While Congress failed in its efforts to repeal and replace the Affordable Care Act in 2017, repeal of the individual mandate is likely to have a significant impact on health care going forward. If the young and healthy stay away from purchasing health care due to the elimination of the penalty for doing so, the not-so-young and not-so-healthy are likely to have to pay more for health care and, according to projections, increasing numbers would once again be priced out of the market for health insurance.
We know the Internal Revenue Service had stated that, for the first time, they would require health insurance status to be addressed on 2017 tax returns filed in 2018. At press time, they had not made any statements regarding the impact of the rescinding of the individual insurance mandate.
The regulatory review required by the Trump administration during 2017 resulted in the Treasury and the IRS withdrawing two proposed regulations and partially withdrawing others, including some regulations that had recently been finalized. That review also identified over 200 additional regulations that might be considered for revocation in the future. The coming year could see further efforts at eliminating deadwood regulations from the inventory.
Of course, in many instances, tax practitioners are seeking additional regulatory guidance to help clear up ambiguities in the Tax Code. With the emphasis on regulatory reduction, some of those new regulatory projects may not see the light of day, particularly as the IRS continues to suffer from budgetary restrictions.
IRS Budget Restrictions
For several years now, Congress has been either taking the ax to the IRS budget or granting much smaller increases than requested. While tax reform might not have too much impact on the 2018 tax filing season, since relatively few provisions are retroactive back to 2017, IRS budget issues could have a significant impact on the service’s ability to respond in a timely fashion to tax reform changes for 2018 and also its ability to clear to-do items from its guidance plans for 2018. Some of the more complicated tax reform proposals, such as the new approach to taxing pass-through entities, expressly direct the IRS to come up with the details to make it work, which will require further diversion of IRS resources.
Partnership Audit Rules
The new partnership audit rules take effect Jan. 1, 2018. These rules change the way that audit adjustments are imposed on the partnership and its partners and replace the old tax matters partner with a partnership representative with expanded powers. Elect-out provisions are also available to smaller partnerships. Partnerships and their partners, if they have not done so already, will need to review partnership agreements to address these issues. Failure to take action could result in surprise liabilities for current partners.
The Gig or Sharing Economy
As more and more taxpayers become sole proprietors of small businesses as they supplement their income by hiring out their vehicles, their homes or their time, many more taxpayers face the additional complexity of segregating business activity from personal activity on their tax returns. The IRS is starting to focus on this area to educate these new entrepreneurs on the tax documentation necessary for a business in order to avoid compliance problems in the future.
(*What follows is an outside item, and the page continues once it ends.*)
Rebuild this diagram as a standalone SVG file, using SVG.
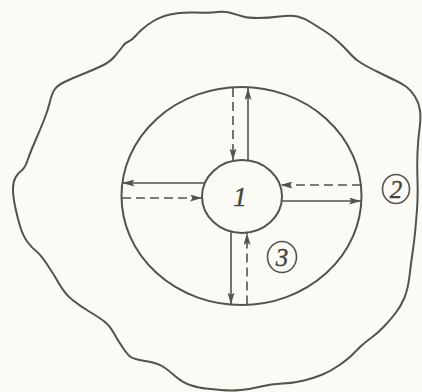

It is also a potential growth area for accountants as these taxpayers seek out help for their more complicated tax lives.
While it was sometimes possible for the small entrepreneur to hide under the table from IRS scrutiny in the past, these new entrepreneurs often work with major online facilitators that report payments made to these entrepreneurs to the IRS, creating a clear audit trail if the tax return does not match what has been reported by the facilitator.
Scams, Hacking Ransomware
While the IRS seems to be getting a better handle on fraudulent claims for refunds by more closely monitoring patterns in filed tax returns and better coordination with tax software providers, the fraudsters have been moving on to other techniques.
We have witnessed a growth in fraudulent calls and e-mails pretending to be the IRS demanding quick payment of past due taxes. We have witnessed hacking attempts on the databases of tax return preparers seeking confidential client data or even money to restore access to the return preparer’s files, referred to as ransomware. The IRS may have facilitated the targeting of tax return preparers through public access to PTIN records (though as we went to press, it was announced that the service would no longer make preparers’ e-mail addresses available). Tax return preparers need to protect themselves as well as their clients by taking steps to keep their confidential client data as secure as possible.
With tax reform enacted, 2018 could be a brave new world of tax planning for almost every category of taxpayer. Even aside from tax reform, there are the usual number of interesting developments to keep tax planners busy for the coming year.